# [YOUR GOAL]
Work out how many lines hold the string "chart". The answer is a single number, nothing more.

# [DATASET SECTION]
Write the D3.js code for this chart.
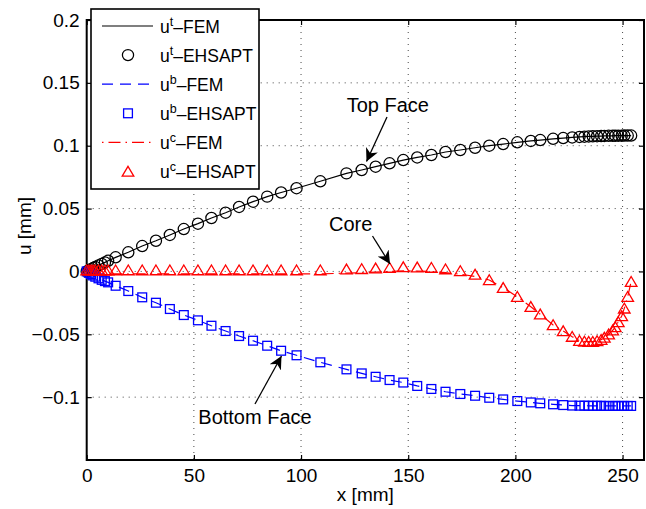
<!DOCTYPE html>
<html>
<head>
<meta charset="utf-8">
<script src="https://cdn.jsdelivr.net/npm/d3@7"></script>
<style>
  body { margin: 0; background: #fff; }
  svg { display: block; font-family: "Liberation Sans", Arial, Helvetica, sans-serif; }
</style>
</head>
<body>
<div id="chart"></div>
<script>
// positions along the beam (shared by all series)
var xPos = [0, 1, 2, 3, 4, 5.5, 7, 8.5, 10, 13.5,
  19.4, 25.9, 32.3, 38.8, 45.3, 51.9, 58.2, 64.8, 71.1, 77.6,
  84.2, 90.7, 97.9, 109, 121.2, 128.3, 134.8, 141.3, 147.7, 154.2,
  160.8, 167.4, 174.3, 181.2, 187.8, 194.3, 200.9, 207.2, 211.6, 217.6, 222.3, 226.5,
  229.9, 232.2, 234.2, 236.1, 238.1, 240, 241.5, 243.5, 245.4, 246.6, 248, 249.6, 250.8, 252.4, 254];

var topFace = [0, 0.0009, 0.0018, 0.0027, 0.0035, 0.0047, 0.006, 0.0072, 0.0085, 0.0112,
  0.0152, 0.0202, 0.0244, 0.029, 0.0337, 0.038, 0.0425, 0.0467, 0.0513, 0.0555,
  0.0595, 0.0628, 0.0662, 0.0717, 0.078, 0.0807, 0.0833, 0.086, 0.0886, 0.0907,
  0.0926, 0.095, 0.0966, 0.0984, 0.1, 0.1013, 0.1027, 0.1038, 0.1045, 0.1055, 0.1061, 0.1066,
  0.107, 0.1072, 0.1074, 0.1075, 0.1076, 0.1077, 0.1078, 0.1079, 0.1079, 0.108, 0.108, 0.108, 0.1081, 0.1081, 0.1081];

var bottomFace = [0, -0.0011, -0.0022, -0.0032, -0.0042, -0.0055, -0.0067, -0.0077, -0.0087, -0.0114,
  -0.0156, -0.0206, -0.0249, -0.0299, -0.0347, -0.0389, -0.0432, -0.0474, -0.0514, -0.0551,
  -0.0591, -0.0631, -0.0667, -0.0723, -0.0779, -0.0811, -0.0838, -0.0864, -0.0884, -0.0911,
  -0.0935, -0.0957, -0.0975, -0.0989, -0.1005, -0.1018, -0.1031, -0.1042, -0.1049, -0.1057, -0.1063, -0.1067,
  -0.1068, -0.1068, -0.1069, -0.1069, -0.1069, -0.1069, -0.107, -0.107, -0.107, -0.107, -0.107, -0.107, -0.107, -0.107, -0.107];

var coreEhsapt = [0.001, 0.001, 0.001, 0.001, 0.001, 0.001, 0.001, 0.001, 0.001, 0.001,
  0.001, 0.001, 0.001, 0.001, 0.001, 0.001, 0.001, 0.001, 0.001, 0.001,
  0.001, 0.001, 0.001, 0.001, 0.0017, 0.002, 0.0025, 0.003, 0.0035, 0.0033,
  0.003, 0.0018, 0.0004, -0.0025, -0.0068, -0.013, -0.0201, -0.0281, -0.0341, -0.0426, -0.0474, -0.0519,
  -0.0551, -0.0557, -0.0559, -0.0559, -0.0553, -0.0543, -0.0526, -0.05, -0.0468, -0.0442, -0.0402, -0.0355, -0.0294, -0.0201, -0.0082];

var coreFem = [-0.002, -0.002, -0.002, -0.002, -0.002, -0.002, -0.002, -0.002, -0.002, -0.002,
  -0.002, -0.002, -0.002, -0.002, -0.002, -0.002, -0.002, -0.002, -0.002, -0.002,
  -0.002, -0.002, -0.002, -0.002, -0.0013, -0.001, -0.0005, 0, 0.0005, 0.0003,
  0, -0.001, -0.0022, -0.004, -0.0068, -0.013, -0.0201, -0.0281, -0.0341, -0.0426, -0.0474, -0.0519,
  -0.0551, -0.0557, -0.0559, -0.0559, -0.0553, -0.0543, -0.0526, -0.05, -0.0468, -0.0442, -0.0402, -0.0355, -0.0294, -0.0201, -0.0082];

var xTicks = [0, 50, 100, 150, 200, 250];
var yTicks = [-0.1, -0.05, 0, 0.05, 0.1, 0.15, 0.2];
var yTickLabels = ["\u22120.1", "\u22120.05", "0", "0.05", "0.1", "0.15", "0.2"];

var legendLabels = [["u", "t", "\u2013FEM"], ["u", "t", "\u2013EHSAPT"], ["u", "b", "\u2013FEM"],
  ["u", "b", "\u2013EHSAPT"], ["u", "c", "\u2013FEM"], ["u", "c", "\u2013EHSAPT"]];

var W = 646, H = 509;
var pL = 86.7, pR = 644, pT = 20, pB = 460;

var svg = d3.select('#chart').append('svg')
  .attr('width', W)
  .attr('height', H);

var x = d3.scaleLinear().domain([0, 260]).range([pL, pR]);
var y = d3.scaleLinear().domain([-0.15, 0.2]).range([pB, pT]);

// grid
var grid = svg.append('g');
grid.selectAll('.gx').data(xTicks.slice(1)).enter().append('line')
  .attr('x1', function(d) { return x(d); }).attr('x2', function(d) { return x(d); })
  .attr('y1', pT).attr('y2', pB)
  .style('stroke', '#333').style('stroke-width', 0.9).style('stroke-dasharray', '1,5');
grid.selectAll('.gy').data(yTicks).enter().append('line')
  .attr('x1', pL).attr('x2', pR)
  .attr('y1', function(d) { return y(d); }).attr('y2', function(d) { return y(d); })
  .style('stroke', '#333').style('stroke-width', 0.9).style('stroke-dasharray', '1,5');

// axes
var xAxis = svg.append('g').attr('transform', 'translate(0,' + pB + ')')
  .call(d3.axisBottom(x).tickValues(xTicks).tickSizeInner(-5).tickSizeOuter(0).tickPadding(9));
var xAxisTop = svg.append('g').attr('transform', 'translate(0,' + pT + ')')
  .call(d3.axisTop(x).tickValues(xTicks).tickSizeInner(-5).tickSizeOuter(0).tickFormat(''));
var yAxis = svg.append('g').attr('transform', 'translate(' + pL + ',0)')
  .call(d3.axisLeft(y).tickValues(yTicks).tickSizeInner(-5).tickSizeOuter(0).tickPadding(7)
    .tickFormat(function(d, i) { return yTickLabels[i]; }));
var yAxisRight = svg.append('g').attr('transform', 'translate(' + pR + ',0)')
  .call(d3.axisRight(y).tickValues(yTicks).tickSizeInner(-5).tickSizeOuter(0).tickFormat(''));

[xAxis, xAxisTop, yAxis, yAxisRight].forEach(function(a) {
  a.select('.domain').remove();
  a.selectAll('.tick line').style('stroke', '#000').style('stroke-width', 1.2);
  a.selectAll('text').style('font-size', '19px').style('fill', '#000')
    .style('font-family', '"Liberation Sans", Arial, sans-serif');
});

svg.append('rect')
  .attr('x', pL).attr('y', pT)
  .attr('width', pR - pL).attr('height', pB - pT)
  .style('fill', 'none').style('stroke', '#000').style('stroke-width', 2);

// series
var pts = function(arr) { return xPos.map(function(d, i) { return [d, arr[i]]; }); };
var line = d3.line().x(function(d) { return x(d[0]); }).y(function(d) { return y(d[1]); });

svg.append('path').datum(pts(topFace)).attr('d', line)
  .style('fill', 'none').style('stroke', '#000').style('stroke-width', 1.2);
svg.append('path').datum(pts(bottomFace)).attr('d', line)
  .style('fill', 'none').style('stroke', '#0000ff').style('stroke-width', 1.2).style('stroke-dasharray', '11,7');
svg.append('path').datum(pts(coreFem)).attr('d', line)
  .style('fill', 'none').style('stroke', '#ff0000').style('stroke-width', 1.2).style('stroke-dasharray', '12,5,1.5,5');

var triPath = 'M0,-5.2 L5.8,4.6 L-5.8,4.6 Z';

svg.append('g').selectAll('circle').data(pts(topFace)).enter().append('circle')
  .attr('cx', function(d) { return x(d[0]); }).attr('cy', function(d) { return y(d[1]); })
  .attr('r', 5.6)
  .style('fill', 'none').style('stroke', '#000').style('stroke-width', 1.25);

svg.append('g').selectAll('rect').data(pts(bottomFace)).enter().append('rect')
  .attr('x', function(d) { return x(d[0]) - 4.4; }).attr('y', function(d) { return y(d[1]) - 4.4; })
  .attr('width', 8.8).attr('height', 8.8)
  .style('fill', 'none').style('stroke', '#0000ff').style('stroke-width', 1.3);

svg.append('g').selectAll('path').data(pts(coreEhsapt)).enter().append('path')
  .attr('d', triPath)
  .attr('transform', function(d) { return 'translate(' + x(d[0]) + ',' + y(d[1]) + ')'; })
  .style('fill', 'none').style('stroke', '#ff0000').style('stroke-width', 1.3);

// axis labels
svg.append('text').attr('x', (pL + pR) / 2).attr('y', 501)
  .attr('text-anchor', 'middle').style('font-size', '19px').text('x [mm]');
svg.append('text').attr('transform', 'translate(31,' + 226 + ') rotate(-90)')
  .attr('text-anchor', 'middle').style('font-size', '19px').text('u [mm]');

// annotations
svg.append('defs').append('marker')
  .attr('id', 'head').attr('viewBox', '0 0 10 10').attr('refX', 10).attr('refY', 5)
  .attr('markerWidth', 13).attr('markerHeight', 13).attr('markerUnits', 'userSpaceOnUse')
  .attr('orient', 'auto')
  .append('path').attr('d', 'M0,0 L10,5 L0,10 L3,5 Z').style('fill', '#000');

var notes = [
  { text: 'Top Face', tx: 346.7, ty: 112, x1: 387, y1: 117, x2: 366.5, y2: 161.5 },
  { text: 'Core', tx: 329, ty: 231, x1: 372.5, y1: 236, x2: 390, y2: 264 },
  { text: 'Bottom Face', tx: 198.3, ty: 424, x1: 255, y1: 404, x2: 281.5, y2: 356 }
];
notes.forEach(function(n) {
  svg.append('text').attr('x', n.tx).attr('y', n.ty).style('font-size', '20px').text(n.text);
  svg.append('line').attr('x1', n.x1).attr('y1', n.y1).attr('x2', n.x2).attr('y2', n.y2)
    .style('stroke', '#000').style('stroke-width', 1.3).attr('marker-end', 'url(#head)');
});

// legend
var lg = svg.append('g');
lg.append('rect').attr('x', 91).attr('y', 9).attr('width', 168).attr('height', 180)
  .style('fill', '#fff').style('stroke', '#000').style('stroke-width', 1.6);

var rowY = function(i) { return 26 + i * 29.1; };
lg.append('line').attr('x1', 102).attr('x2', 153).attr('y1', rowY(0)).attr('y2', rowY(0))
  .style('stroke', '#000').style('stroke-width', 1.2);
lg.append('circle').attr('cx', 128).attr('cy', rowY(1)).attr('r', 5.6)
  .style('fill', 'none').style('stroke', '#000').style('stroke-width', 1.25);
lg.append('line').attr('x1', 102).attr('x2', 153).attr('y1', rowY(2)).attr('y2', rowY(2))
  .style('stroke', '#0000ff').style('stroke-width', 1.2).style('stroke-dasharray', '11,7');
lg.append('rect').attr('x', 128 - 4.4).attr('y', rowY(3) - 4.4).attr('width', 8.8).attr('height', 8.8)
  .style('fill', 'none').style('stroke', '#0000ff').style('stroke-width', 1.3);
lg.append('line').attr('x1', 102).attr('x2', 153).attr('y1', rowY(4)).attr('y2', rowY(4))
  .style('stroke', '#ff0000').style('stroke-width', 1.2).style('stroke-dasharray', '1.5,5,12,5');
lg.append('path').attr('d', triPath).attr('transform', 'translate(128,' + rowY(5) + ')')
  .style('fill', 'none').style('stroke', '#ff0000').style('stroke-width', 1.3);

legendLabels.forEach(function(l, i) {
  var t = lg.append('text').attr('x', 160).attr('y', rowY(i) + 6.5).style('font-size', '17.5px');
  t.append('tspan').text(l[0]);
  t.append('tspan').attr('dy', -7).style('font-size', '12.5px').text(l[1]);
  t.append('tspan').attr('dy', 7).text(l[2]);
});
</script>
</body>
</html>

# [EXERCISE RESPONSE]
3